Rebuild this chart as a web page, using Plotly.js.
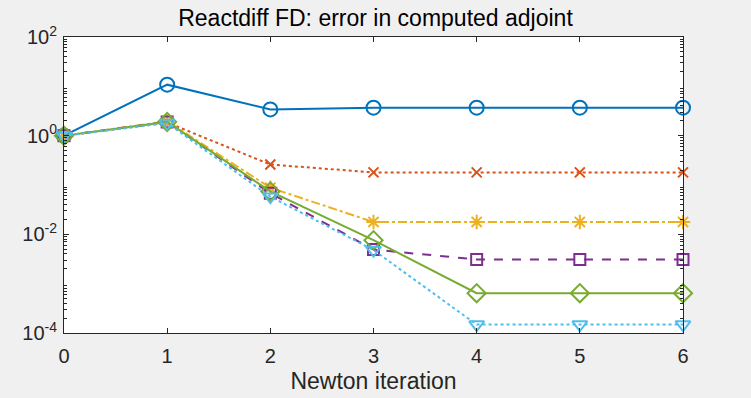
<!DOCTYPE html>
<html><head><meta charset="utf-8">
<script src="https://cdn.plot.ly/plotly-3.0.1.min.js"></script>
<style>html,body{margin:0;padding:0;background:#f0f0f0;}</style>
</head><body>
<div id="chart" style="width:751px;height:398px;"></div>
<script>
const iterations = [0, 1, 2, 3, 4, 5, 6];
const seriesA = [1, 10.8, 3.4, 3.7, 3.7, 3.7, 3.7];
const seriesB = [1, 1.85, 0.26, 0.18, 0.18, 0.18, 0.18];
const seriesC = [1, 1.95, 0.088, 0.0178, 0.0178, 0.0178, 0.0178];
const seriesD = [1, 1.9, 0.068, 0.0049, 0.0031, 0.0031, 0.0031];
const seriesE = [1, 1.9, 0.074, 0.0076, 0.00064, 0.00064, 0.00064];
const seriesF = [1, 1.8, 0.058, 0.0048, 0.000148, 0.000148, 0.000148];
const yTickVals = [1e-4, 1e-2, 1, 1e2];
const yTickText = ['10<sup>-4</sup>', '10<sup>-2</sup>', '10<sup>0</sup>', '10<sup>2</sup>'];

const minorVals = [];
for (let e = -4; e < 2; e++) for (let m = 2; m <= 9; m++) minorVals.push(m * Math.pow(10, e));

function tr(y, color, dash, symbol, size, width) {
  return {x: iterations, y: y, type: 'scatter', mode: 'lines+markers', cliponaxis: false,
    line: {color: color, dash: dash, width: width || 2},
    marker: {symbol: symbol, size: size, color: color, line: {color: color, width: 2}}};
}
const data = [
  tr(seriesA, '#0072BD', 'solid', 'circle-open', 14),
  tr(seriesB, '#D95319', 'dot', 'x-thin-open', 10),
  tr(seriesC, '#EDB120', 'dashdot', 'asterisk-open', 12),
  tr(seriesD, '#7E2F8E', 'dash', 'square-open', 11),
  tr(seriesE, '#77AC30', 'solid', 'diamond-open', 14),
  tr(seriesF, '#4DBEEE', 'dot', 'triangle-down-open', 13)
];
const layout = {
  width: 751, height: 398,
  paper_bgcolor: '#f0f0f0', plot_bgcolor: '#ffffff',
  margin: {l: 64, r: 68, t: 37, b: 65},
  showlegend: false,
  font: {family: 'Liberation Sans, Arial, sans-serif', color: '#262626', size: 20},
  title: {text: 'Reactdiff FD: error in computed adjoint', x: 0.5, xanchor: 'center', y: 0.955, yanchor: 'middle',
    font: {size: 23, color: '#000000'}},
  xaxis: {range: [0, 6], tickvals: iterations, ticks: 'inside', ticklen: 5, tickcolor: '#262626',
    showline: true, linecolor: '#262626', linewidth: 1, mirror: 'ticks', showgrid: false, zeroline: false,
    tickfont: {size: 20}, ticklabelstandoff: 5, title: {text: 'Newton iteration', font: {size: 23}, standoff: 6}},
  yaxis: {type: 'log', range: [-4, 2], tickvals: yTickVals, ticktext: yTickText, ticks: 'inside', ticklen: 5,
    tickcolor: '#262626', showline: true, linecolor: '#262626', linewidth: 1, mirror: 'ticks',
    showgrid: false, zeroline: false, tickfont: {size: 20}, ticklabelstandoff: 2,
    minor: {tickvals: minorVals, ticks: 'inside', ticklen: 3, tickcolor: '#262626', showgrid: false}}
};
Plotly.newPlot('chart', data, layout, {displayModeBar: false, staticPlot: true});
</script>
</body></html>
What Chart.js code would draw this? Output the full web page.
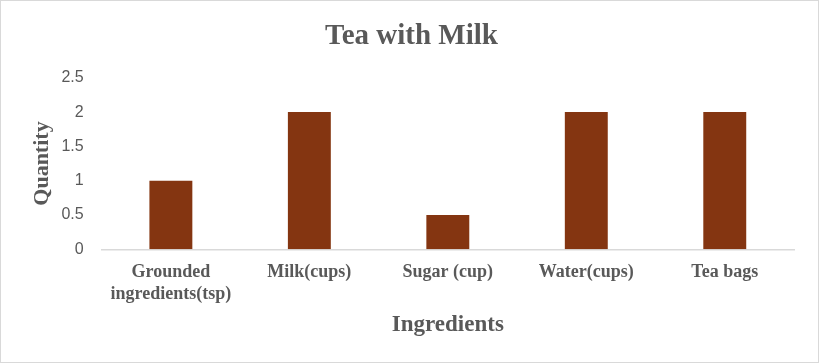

· · · ·

Job: Word for word, give again the lines from the first entry to the line with "for (let e = -4;", inclusive. Exclude the pictures.

Task output:
Rebuild this chart as a web page, using Plotly.js.
<!DOCTYPE html>
<html><head><meta charset="utf-8">
<script src="https://cdn.plot.ly/plotly-3.0.1.min.js"></script>
<style>html,body{margin:0;padding:0;background:#f0f0f0;}</style>
</head><body>
<div id="chart" style="width:751px;height:398px;"></div>
<script>
const iterations = [0, 1, 2, 3, 4, 5, 6];
const seriesA = [1, 10.8, 3.4, 3.7, 3.7, 3.7, 3.7];
const seriesB = [1, 1.85, 0.26, 0.18, 0.18, 0.18, 0.18];
const seriesC = [1, 1.95, 0.088, 0.0178, 0.0178, 0.0178, 0.0178];
const seriesD = [1, 1.9, 0.068, 0.0049, 0.0031, 0.0031, 0.0031];
const seriesE = [1, 1.9, 0.074, 0.0076, 0.00064, 0.00064, 0.00064];
const seriesF = [1, 1.8, 0.058, 0.0048, 0.000148, 0.000148, 0.000148];
const yTickVals = [1e-4, 1e-2, 1, 1e2];
const yTickText = ['10<sup>-4</sup>', '10<sup>-2</sup>', '10<sup>0</sup>', '10<sup>2</sup>'];

const minorVals = [];
for (let e = -4; e < 2; e++) for (let m = 2; m <= 9; m++) minorVals.push(m * Math.pow(10, e));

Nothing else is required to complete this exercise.